You know a recipe is really good when 1) it’s hand-written with love onto a recipe card and 2) that recipe card is covered in grease and flour …and the ink is smudged. Why? Because it’s a sign that it’s been used A LOT.
I had no idea when my mother-in-law gave me her sugar cookie recipe that it would become my go-to! I shouldn’t be surprised, though. Every time she makes these when we’re at home, I end up eating a gazillion of them because they’re addicting!
Her recipe card suggests making cookies 1/4″ thick. I like to make my cookies thicker. The end result is a pillowy soft cookie that’s thick and chewy!

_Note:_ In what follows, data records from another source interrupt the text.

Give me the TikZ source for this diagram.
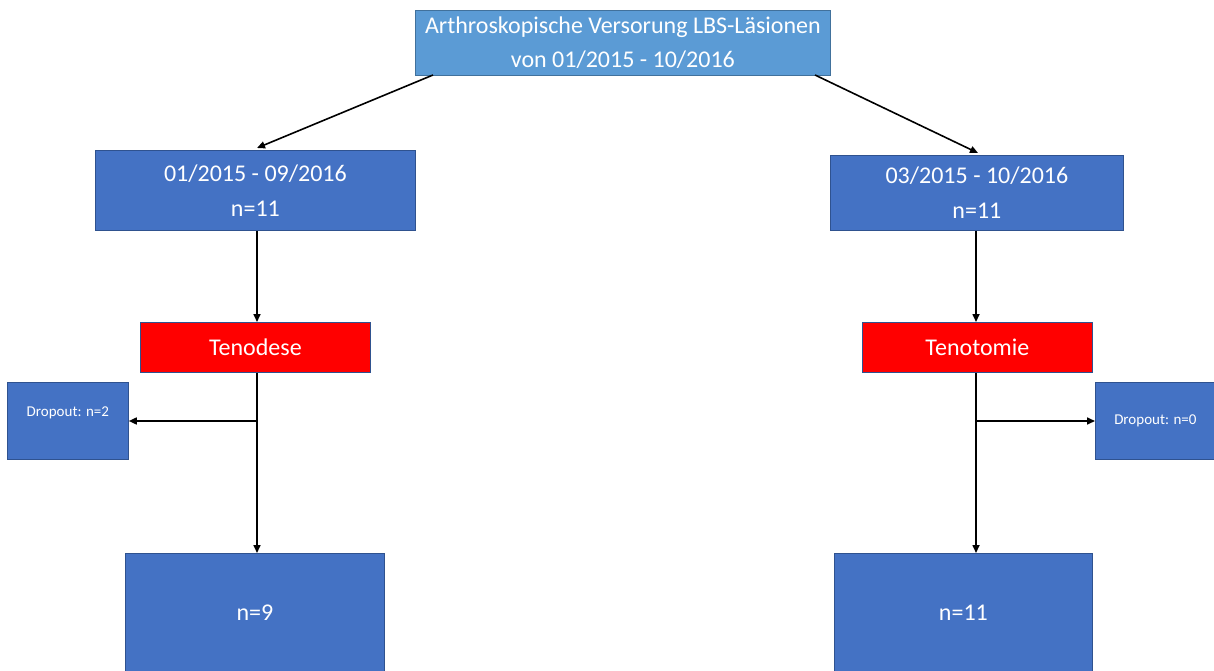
\documentclass[tikz,border=0pt]{standalone}
\usepackage{fontspec}
\setmainfont{Carlito}
\usetikzlibrary{arrows.meta}
\definecolor{topblue}{HTML}{5B9BD5}
\definecolor{midblue}{HTML}{4472C4}
\definecolor{edgeblue}{HTML}{2F528F}
\definecolor{edgetop}{HTML}{41719C}
\tikzset{
  box/.style={draw=edgeblue, line width=0.8pt, fill=midblue, text=white, align=center, inner sep=0pt, anchor=north west},
  conn/.style={-{Triangle[length=8pt,width=7pt]}, line width=1.6pt, black},
  big/.style={font=\fontsize{24}{35}\selectfont},
  small/.style={font=\fontsize{15}{17}\selectfont}
}
\begin{document}
\begin{tikzpicture}[x=1pt,y=-1pt]
\useasboundingbox (0,0) rectangle (1214,671);
% top
\node[box, fill=topblue, draw=edgetop, minimum width=415pt, minimum height=65pt, font=\fontsize{24}{34}\selectfont] (top) at (415,10) {Arthroskopische Versorung LBS-Läsionen\\von 01/2015 - 10/2016};
% second level
\node[box, big, minimum width=320pt, minimum height=80pt] (l1) at (95,150) {01/2015 - 09/2016\\n=11};
\node[box, big, minimum width=293pt, minimum height=75pt] (r1) at (830,155) {03/2015 - 10/2016\\n=11};
% procedures
\node[box, fill=red, big, minimum width=230pt, minimum height=50pt] (l2) at (140,322) {Tenodese};
\node[box, fill=red, big, minimum width=230pt, minimum height=50pt] (r2) at (862,322) {Tenotomie};
% dropouts
\node[box, small, minimum width=121pt, minimum height=77pt] (ld) at (7,382) {\raisebox{18pt}{Dropout: n=2}};
\node[box, small, minimum width=120pt, minimum height=77pt] (rd) at (1095,382) {Dropout: n=0};
% finals
\node[box, big, minimum width=259pt, minimum height=125pt] (l3) at (125,553) {\raisebox{6pt}{n=9}};
\node[box, big, minimum width=258pt, minimum height=125pt] (r3) at (834,553) {\raisebox{6pt}{n=11}};
% coordinates
\coordinate (ta) at (433,75);
\coordinate (tb) at (815,75);
\coordinate (la) at (257,148);
\coordinate (rb) at (978,153);
\coordinate (lj) at (257,421);
\coordinate (rj) at (976,421);
% connectors
\draw[conn] (ta) -- (la);
\draw[conn] (tb) -- (rb);
\draw[conn] (l1.south -| la) -- (l2.north -| la);
\draw[conn] (r1.south -| rj) -- (r2.north -| rj);
\draw[conn] (l2.south -| la) -- (l3.north -| la);
\draw[conn] (r2.south -| rj) -- (r3.north -| rj);
\draw[conn] (lj) -- (ld.east |- lj);
\draw[conn] (rj) -- (rd.west |- rj);
\end{tikzpicture}
\end{document}
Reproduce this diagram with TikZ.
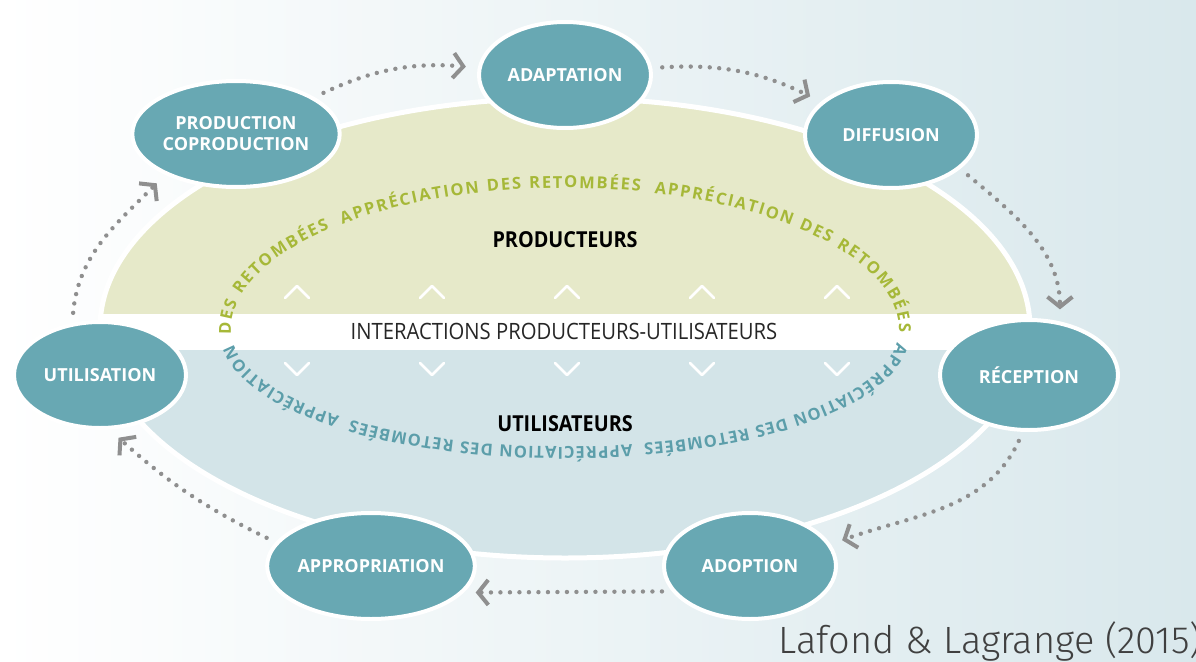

Note: My mother-in-law recommends making the dough and letting it sit in the fridge overnight. It helps the cookies maintain their shape.
Makes 5 dozen cookies
1 cup shortening
1/2 cup butter
2 cups white sugar
2 tsp vanilla extract
5 cups all purpose flour
2 tsp baking soda
1 tsp salt
Cream shortening, butter, and sugar in a mixer. Add in eggs and vanilla. In a separate bowl, mix all purpose flour, baking soda and salt together. Cover and chill. Preheat the oven to 400 degrees. Roll onto floured surface and cut out cookies. Bake 8 minutes or until desired doneness. Cool and frost.
Buttercream Cookie Icing Ingredients:
1/3 cup of unsalted butter
4 1/2 cups sifted powdered sugar
1/4 cup of milk
1 1/2 tsp vanilla extract
Beat butter until fluffy. Gradually add in 2 cups of powdered sugar and beat well. Add in milk and vanilla extract. Mix. Add remaining powdered sugar and mix well.